The West Africa province of the Islamic State has claimed responsibility for the killing 20 Nigerian soldiers and the execution of nine more soldiers that were captured in various operations, according to Reuters.
The group behind the attacks emerged in 2002 under the name Boko Haram (“Western education is forbidden”), as part of a growing wave of anti-government sentiment in Nigeria’s Muslim-majority northern regions. In 2014, the group pledged allegiance to Abu Bakr al-Baghdadi, leader of the Islamic State of Iraq and Syria —otherwise known as Islamic State. Since that time, Boko Haram has rebranded itself as Islamic State – West Africa Province, while a smaller faction of the group has refused to align itself with the ISIS and continues to operate under the name Boko Haram.
In an English-language statement posted online on Wednesday, the ISIS-affiliated faction of Boko Haram said that its fighters were responsible for the deaths of 20 Nigerian Army soldiers, who were killed on Monday in Gubio, a town located in Nigeria’s extreme northeastern Borno State. Reuters cited an unnamed “security source and a humanitarian worker”, who said that the insurgents attacked a military barracks on the outskirts of Gubio late on Monday evening. According to the report, the attackers used motorcycles and non-standard technical vehicles, or ‘technicals’ —open-backed pickup trucks mounting heavy weapons. The attack was followed by an hour-long shootout between the Nigerian Army forces and the insurgents, which resulted in the soldiers retreating, leaving behind the bodies of at least 15 troops, said Reuters. On Wednesday, the Islamic State released a separate video that claims to show the execution of nine captured Nigerian soldiers. According to Reuters, the soldiers in the video disclose their names, rank and unit, before they are executed by masked militants. At the end of the video, a group of Islamic State fighters is shown pledging allegiance to al-Baghdadi. The video concludes with footage of artillery, armored vehicles and tanks, and even boats, which the Islamic State claims to have captured from the Nigerian military.

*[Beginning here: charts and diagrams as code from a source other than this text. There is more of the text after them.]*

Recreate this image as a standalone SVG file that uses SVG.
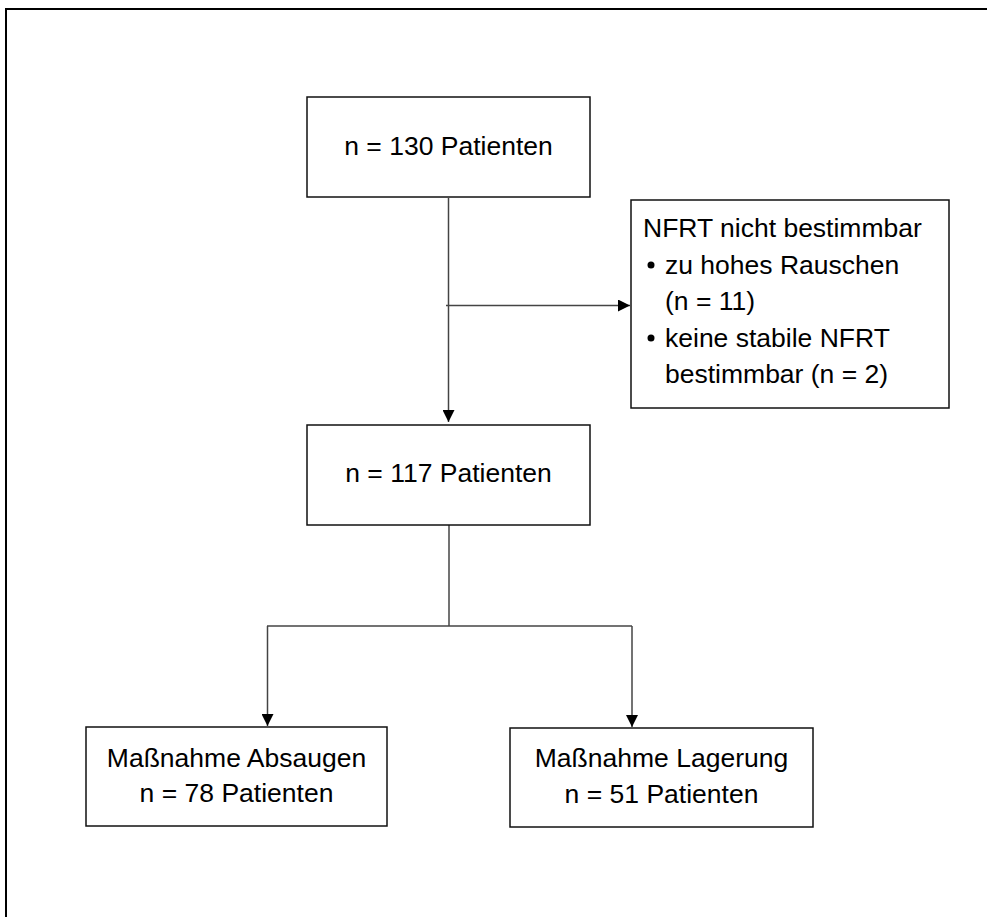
<svg xmlns="http://www.w3.org/2000/svg" width="987" height="917" viewBox="0 0 987 917">
<style>
.box{fill:#fff;stroke:#111;stroke-width:1.5}
.t{font-family:"Liberation Sans",Arial,sans-serif;font-size:26.5px;fill:#000}
.c{text-anchor:middle}
.ln{fill:none;stroke:#444;stroke-width:1.5}
</style>
<defs>
<marker id="ah" markerWidth="12" markerHeight="12" refX="12" refY="6" orient="auto" markerUnits="userSpaceOnUse">
<path d="M0,0 L12,6 L0,12 Z" fill="#000"/>
</marker>
</defs>
<rect x="0" y="0" width="987" height="917" fill="#fff"/>
<rect x="6" y="9" width="1000" height="930" fill="none" stroke="#000" stroke-width="2"/>
<g id="connectors">
<line class="ln" x1="448.5" y1="198" x2="448.5" y2="422" marker-end="url(#ah)"/>
<line class="ln" x1="446" y1="305.5" x2="630" y2="305.5" marker-end="url(#ah)"/>
<polyline class="ln" points="449,525 449,626"/>
<line class="ln" x1="267" y1="626" x2="632" y2="626"/>
<line class="ln" x1="267.5" y1="626" x2="267.5" y2="726" marker-end="url(#ah)"/>
<line class="ln" x1="632" y1="626" x2="632" y2="727" marker-end="url(#ah)"/>
</g>
<g id="n130">
<rect class="box" x="307" y="97" width="283" height="100"/>
<text class="t c" x="448.5" y="155">n = 130 Patienten</text>
</g>
<g id="excluded">
<rect class="box" x="631" y="200" width="318" height="208"/>
<text class="t" x="643" y="237">NFRT nicht bestimmbar</text>
<circle cx="651" cy="265" r="3.5" fill="#000"/>
<text class="t" x="665" y="273.5">zu hohes Rauschen</text>
<text class="t" x="665" y="310">(n = 11)</text>
<circle cx="651" cy="338" r="3.5" fill="#000"/>
<text class="t" x="665" y="346.5">keine stabile NFRT</text>
<text class="t" x="665" y="383">bestimmbar (n = 2)</text>
</g>
<g id="n117">
<rect class="box" x="307" y="425" width="283" height="100"/>
<text class="t c" x="448.5" y="482">n = 117 Patienten</text>
</g>
<g id="absaugen">
<rect class="box" x="86" y="727" width="301" height="99"/>
<text class="t c" x="236.5" y="767">Maßnahme Absaugen</text>
<text class="t c" x="236.5" y="802">n = 78 Patienten</text>
</g>
<g id="lagerung">
<rect class="box" x="510" y="728" width="303" height="99"/>
<text class="t c" x="661.5" y="767">Maßnahme Lagerung</text>
<text class="t c" x="661.5" y="803">n = 51 Patienten</text>
</g>
</svg>
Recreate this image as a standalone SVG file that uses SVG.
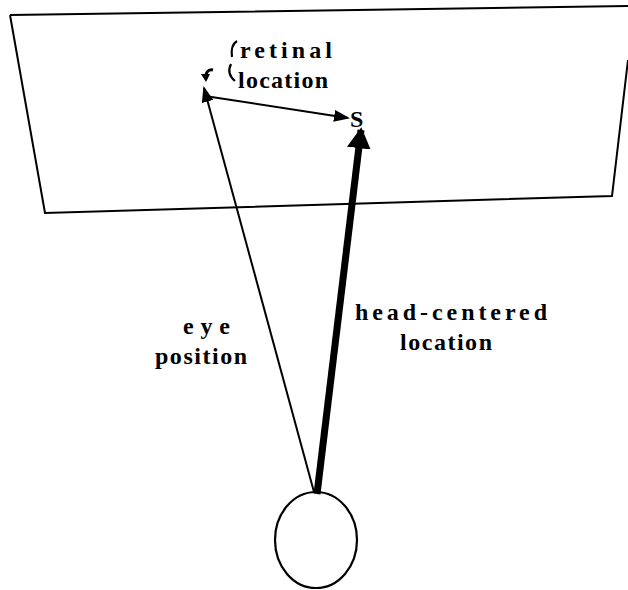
<svg xmlns="http://www.w3.org/2000/svg" width="628" height="590" viewBox="0 0 628 590">
<style>
.lbl{font-family:"Liberation Serif",serif;font-weight:bold;font-size:24px;fill:#000}
.ln{stroke:#000;fill:none}
</style>
<defs>
<marker id="ah" markerWidth="8" markerHeight="6" refX="7" refY="3" orient="auto" markerUnits="strokeWidth"><path d="M0,0 L8,3 L0,6 Z" fill="#000"/></marker>
<marker id="ahb" markerWidth="3" markerHeight="3.4" refX="2.6" refY="1.7" orient="auto" markerUnits="strokeWidth"><path d="M0,0 L3,1.7 L0,3.4 Z" fill="#000"/></marker>
</defs>
<g id="plane"><path class="ln" stroke-width="2" d="M10,15 L628,6 M628,60 L612,196 L45,213 L10,15"/></g>
<g id="eye"><ellipse cx="316" cy="540" rx="41" ry="48" class="ln" stroke-width="2.2"/></g>
<g id="connectors">
<line x1="314" y1="492" x2="204" y2="88" class="ln" stroke-width="2" marker-end="url(#ah)"/>
<line x1="205" y1="96" x2="348" y2="118" class="ln" stroke-width="2" marker-end="url(#ah)"/>
<line x1="317" y1="494" x2="361" y2="130" class="ln" stroke-width="7" marker-end="url(#ahb)"/>
</g>
<g id="marks">
<path d="M213,70 C208,69 205,73 206,79" class="ln" stroke-width="3"/>
<path d="M201,74 L206,82 L210,74 Z" fill="#000"/>
<path d="M237,41 C232,44 231,50 232,57 M231,64 C228,70 229,76 235,81" class="ln" stroke-width="2.2"/>
</g>
<g id="labels">
<text class="lbl" x="240" y="58" textLength="92" lengthAdjust="spacing">retinal</text>
<text class="lbl" x="238" y="88" textLength="90" lengthAdjust="spacing">location</text>
<text class="lbl" x="350" y="127" font-size="20">S</text>
<text class="lbl" x="183" y="334" textLength="47" lengthAdjust="spacing">eye</text>
<text class="lbl" x="155" y="364" textLength="92" lengthAdjust="spacing">position</text>
<text class="lbl" x="355" y="320" textLength="192" lengthAdjust="spacing">head-centered</text>
<text class="lbl" x="400" y="350" textLength="92" lengthAdjust="spacing">location</text>
</g>
</svg>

This development is bound to increase skepticism about the Nigerian government’s repeated claims that it has been able to quell the Islamist insurgency that plagued the country’s northern regions for the past 15 years. In late 2015, the Nigerian government proclaimed the end of the Islamist insurgency after its troops destroyed all of Boko Haram’s camps in Borno State. However, the group appears to have reinvented itself and to have been able to use its new affiliation with the Islamic State to attract more funding and fighters during the past two years.